The superyacht Amadea was delivered in 2017 by Lürssen of Germany. Since 2025, it has been owned by Emirati real estate developer Abbas Sajwani.

== Design ==
The yacht's exterior design is from Espen Øino (Oeino) while Zuretti Design was responsible for the interior design. The length is 106.1 m, beam is 17.86 m and draught is 4.1 m. The hull is built out of steel with a superstructure made out of aluminium with five decks.
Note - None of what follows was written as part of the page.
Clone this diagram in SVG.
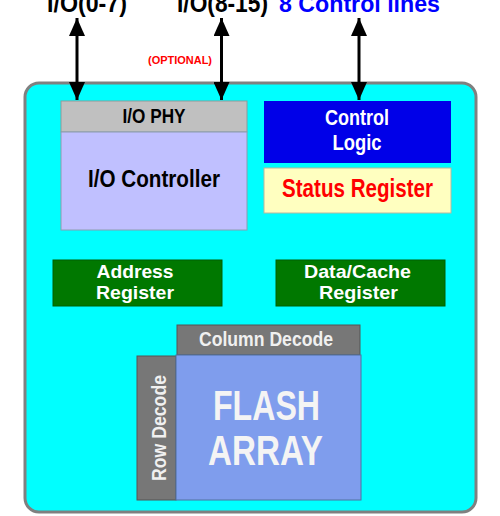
<svg xmlns="http://www.w3.org/2000/svg" width="500" height="516" viewBox="0 0 500 516">
<defs>
<marker id="ah" markerUnits="userSpaceOnUse" markerWidth="18" markerHeight="16" refX="18" refY="8" orient="auto-start-reverse" viewBox="0 0 18 16">
<path d="M0,0 L18,8 L0,16 z" fill="#000"/>
</marker>
<style>
text{font-family:"Liberation Sans",Arial,sans-serif;font-weight:bold;text-anchor:middle}
.conn line{stroke:#000;stroke-width:3;marker-start:url(#ah);marker-end:url(#ah)}
</style>
</defs>
<rect width="500" height="516" fill="#fff"/>
<g id="chip">
<rect x="25" y="83" width="451" height="429" rx="14" fill="#00ffff" stroke="#808080" stroke-width="3"/>
</g>
<g id="labels">
<text x="87" y="12" font-size="26" fill="#000" textLength="80" lengthAdjust="spacingAndGlyphs">I/O(0-7)</text>
<text x="222.5" y="12" font-size="26" fill="#000" textLength="91" lengthAdjust="spacingAndGlyphs">I/O(8-15)</text>
<text x="359.5" y="12" font-size="23" fill="#0000ff" textLength="161" lengthAdjust="spacingAndGlyphs">8 Control lines</text>
<text x="180" y="64" font-size="10.5" fill="#ff0000" textLength="64" lengthAdjust="spacingAndGlyphs">(OPTIONAL)</text>
</g>
<g id="io-phy">
<rect x="61" y="101" width="186" height="31" fill="#c0c0c0" stroke="#8c9c9c" stroke-width="1"/>
<text x="154" y="123" font-size="21" fill="#000" textLength="63" lengthAdjust="spacingAndGlyphs">I/O PHY</text>
</g>
<g id="io-controller">
<rect x="61" y="132" width="186" height="98" fill="#c0c0ff" stroke="#8c9cb0" stroke-width="1"/>
<text x="154" y="187" font-size="24" fill="#000" textLength="132" lengthAdjust="spacingAndGlyphs">I/O Controller</text>
</g>
<g id="control-logic">
<rect x="264" y="101" width="187" height="62" fill="#0000e8"/>
<text x="357" y="125" font-size="22" fill="#fff" textLength="64" lengthAdjust="spacingAndGlyphs">Control</text>
<text x="357" y="150" font-size="22" fill="#fff" textLength="49" lengthAdjust="spacingAndGlyphs">Logic</text>
</g>
<g id="status-register">
<rect x="264" y="168" width="187" height="45" fill="#ffffc0" stroke="#b8b8a0" stroke-width="1"/>
<text x="357.5" y="197" font-size="25" fill="#ff0000" textLength="151" lengthAdjust="spacingAndGlyphs">Status Register</text>
</g>
<g id="address-register">
<rect x="53" y="260" width="169" height="46" fill="#007800" stroke="#006000" stroke-width="1"/>
<text x="135" y="278" font-size="19" fill="#fff" textLength="77" lengthAdjust="spacingAndGlyphs">Address</text>
<text x="135" y="299" font-size="19" fill="#fff" textLength="78" lengthAdjust="spacingAndGlyphs">Register</text>
</g>
<g id="data-cache-register">
<rect x="276" y="260" width="169" height="46" fill="#007800" stroke="#006000" stroke-width="1"/>
<text x="357.5" y="278" font-size="19" fill="#fff" textLength="107" lengthAdjust="spacingAndGlyphs">Data/Cache</text>
<text x="358.5" y="299" font-size="19" fill="#fff" textLength="79" lengthAdjust="spacingAndGlyphs">Register</text>
</g>
<g id="column-decode">
<rect x="177" y="325" width="183" height="30" fill="#777777" stroke="#555" stroke-width="1"/>
<text x="266" y="346" font-size="20" fill="#f0f0f0" textLength="134" lengthAdjust="spacingAndGlyphs">Column Decode</text>
</g>
<g id="row-decode">
<rect x="137" y="356" width="39" height="144" fill="#777777" stroke="#555" stroke-width="1"/>
<text transform="translate(166,428) rotate(-90)" x="0" y="0" font-size="20" fill="#f0f0f0" textLength="106" lengthAdjust="spacingAndGlyphs">Row Decode</text>
</g>
<g id="flash-array">
<rect x="176" y="355" width="185" height="145" fill="#7f9ded" stroke="#5070a0" stroke-width="1"/>
<text x="266.5" y="420" font-size="42" fill="#f4f4f4" textLength="107" lengthAdjust="spacingAndGlyphs">FLASH</text>
<text x="265.5" y="465" font-size="42" fill="#f4f4f4" textLength="115" lengthAdjust="spacingAndGlyphs">ARRAY</text>
</g>
<g id="connectors" class="conn">
<line x1="77" y1="18" x2="77" y2="100"/>
<line x1="221.5" y1="18" x2="221.5" y2="100"/>
<line x1="359" y1="18" x2="359" y2="100"/>
</g>
</svg>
The yacht is flagged in the Cayman Islands.

=== Amenities ===
The ship has many amenities: zero speed stabilizers, gym, elevator, 10 m infinity pool, movie theatre, tender garage, swimming platform, air conditioning, BBQ, beach club, spa room, jacuzzi, beauty salon. There is also one helicopter landing pad. On the main deck, the interior holds a hand-painted Pleyel piano inlaid with 24-karat gold. Art deco decorations were created in cooperation with Willem Lenssinck who also designed the five-ton Albatross figure at the bow.

===Performance===
Propulsion is supplied by twin 7,512 hp MTU (20V 1163 M84) diesel engines. The engines drive two propellers, which in turn propel the ship to a top speed of 20 kn. At a cruising speed of 13 kn, her maximum range is 8000 nmi.

==Ownership==
Amadea was formerly owned by Suleyman Kerimov. In 2022, it was seized by the US government in Fiji and brought to the United States. Following a forfeiture order, the vessel was auctioned off on September 10, 2025, in a sealed-bid auction conducted by the U.S. Marshals Service.

The winner of the auction was Beyond Holdings Group (formerly AHS Four Company), a firm controlled by Emirati real estate developer Abbas Sajwani. Prior to the sale, the Russian oligarch Eduard Khudaynatov contested the auction, but a U.S. federal judge rejected his ownership claims in 2025, clearing the way for the title transfer to the Sajwani family.